Aim
Repeat every line of the listing below exactly, minus the pictures.

==========

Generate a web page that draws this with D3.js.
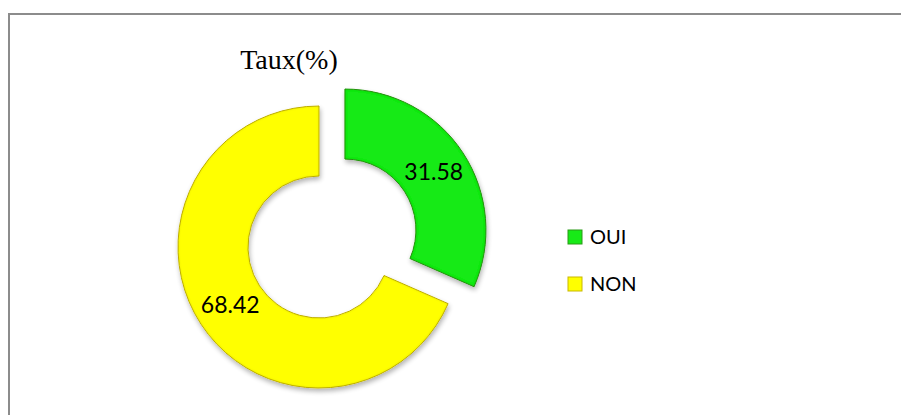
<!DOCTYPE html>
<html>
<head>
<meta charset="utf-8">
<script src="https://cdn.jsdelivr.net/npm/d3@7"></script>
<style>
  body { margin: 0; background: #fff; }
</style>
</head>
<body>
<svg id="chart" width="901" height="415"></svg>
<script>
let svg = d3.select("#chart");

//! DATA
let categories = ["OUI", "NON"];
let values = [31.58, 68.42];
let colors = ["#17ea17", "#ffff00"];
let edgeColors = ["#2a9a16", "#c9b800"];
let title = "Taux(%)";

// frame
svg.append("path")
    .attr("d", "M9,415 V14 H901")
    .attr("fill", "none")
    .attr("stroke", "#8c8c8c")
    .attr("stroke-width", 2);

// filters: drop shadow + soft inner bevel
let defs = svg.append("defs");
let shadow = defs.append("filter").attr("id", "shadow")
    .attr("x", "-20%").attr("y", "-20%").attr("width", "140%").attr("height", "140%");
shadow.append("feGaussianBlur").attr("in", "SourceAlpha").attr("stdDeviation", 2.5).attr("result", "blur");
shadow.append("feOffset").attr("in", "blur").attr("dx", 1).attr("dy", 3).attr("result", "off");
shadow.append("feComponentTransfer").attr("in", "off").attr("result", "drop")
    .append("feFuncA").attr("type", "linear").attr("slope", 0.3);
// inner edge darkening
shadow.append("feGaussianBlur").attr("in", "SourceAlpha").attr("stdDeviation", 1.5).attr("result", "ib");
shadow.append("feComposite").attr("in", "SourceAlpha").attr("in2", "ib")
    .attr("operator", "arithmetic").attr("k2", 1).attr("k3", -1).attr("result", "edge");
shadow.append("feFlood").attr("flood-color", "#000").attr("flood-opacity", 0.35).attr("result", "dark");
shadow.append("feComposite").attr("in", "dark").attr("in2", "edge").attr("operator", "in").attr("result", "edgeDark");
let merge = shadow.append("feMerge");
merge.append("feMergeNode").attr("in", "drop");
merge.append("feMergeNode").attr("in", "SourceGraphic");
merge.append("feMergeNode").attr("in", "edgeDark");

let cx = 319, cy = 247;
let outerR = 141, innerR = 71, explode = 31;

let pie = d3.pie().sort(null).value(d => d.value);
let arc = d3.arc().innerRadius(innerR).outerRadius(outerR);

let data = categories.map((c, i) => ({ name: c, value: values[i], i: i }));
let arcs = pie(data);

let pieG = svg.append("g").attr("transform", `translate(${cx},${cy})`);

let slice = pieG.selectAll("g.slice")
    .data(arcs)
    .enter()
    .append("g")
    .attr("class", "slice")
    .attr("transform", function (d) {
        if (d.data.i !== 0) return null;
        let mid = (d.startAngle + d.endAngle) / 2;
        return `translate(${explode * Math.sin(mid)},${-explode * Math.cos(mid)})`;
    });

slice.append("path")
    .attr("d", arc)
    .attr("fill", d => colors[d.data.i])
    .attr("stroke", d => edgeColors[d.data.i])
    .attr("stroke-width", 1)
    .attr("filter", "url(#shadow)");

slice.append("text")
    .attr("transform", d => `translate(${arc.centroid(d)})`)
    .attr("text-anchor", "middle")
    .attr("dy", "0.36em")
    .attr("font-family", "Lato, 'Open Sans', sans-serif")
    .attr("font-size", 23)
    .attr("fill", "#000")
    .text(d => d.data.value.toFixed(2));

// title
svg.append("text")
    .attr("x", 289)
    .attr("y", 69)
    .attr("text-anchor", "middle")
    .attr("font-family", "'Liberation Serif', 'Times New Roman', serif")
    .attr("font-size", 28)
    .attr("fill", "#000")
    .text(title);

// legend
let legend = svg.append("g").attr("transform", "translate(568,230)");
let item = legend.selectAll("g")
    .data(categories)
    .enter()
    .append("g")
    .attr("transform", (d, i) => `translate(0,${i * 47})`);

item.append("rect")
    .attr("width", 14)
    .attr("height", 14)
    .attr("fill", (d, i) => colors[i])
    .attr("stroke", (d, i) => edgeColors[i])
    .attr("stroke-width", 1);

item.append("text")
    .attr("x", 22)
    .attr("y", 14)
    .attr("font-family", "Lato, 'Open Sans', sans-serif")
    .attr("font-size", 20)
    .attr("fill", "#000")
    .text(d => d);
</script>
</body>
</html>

==========

Full output
Generate a web page that draws this with D3.js.
<!DOCTYPE html>
<html>
<head>
<meta charset="utf-8">
<script src="https://cdn.jsdelivr.net/npm/d3@7"></script>
<style>
  body { margin: 0; background: #fff; }
</style>
</head>
<body>
<svg id="chart" width="901" height="415"></svg>
<script>
let svg = d3.select("#chart");

//! DATA
let categories = ["OUI", "NON"];
let values = [31.58, 68.42];
let colors = ["#17ea17", "#ffff00"];
let edgeColors = ["#2a9a16", "#c9b800"];
let title = "Taux(%)";

// frame
svg.append("path")
    .attr("d", "M9,415 V14 H901")
    .attr("fill", "none")
    .attr("stroke", "#8c8c8c")
    .attr("stroke-width", 2);

// filters: drop shadow + soft inner bevel
let defs = svg.append("defs");
let shadow = defs.append("filter").attr("id", "shadow")
    .attr("x", "-20%").attr("y", "-20%").attr("width", "140%").attr("height", "140%");
shadow.append("feGaussianBlur").attr("in", "SourceAlpha").attr("stdDeviation", 2.5).attr("result", "blur");
shadow.append("feOffset").attr("in", "blur").attr("dx", 1).attr("dy", 3).attr("result", "off");
shadow.append("feComponentTransfer").attr("in", "off").attr("result", "drop")
    .append("feFuncA").attr("type", "linear").attr("slope", 0.3);
// inner edge darkening
shadow.append("feGaussianBlur").attr("in", "SourceAlpha").attr("stdDeviation", 1.5).attr("result", "ib");
shadow.append("feComposite").attr("in", "SourceAlpha").attr("in2", "ib")
    .attr("operator", "arithmetic").attr("k2", 1).attr("k3", -1).attr("result", "edge");
shadow.append("feFlood").attr("flood-color", "#000").attr("flood-opacity", 0.35).attr("result", "dark");
shadow.append("feComposite").attr("in", "dark").attr("in2", "edge").attr("operator", "in").attr("result", "edgeDark");
let merge = shadow.append("feMerge");
merge.append("feMergeNode").attr("in", "drop");
merge.append("feMergeNode").attr("in", "SourceGraphic");
merge.append("feMergeNode").attr("in", "edgeDark");

let cx = 319, cy = 247;
let outerR = 141, innerR = 71, explode = 31;

let pie = d3.pie().sort(null).value(d => d.value);
let arc = d3.arc().innerRadius(innerR).outerRadius(outerR);

let data = categories.map((c, i) => ({ name: c, value: values[i], i: i }));
let arcs = pie(data);

let pieG = svg.append("g").attr("transform", `translate(${cx},${cy})`);

let slice = pieG.selectAll("g.slice")
    .data(arcs)
    .enter()
    .append("g")
    .attr("class", "slice")
    .attr("transform", function (d) {
        if (d.data.i !== 0) return null;
        let mid = (d.startAngle + d.endAngle) / 2;
        return `translate(${explode * Math.sin(mid)},${-explode * Math.cos(mid)})`;
    });

slice.append("path")
    .attr("d", arc)
    .attr("fill", d => colors[d.data.i])
    .attr("stroke", d => edgeColors[d.data.i])
    .attr("stroke-width", 1)
    .attr("filter", "url(#shadow)");

slice.append("text")
    .attr("transform", d => `translate(${arc.centroid(d)})`)
    .attr("text-anchor", "middle")
    .attr("dy", "0.36em")
    .attr("font-family", "Lato, 'Open Sans', sans-serif")
    .attr("font-size", 23)
    .attr("fill", "#000")
    .text(d => d.data.value.toFixed(2));

// title
svg.append("text")
    .attr("x", 289)
    .attr("y", 69)
    .attr("text-anchor", "middle")
    .attr("font-family", "'Liberation Serif', 'Times New Roman', serif")
    .attr("font-size", 28)
    .attr("fill", "#000")
    .text(title);

// legend
let legend = svg.append("g").attr("transform", "translate(568,230)");
let item = legend.selectAll("g")
    .data(categories)
    .enter()
    .append("g")
    .attr("transform", (d, i) => `translate(0,${i * 47})`);

item.append("rect")
    .attr("width", 14)
    .attr("height", 14)
    .attr("fill", (d, i) => colors[i])
    .attr("stroke", (d, i) => edgeColors[i])
    .attr("stroke-width", 1);

item.append("text")
    .attr("x", 22)
    .attr("y", 14)
    .attr("font-family", "Lato, 'Open Sans', sans-serif")
    .attr("font-size", 20)
    .attr("fill", "#000")
    .text(d => d);
</script>
</body>
</html>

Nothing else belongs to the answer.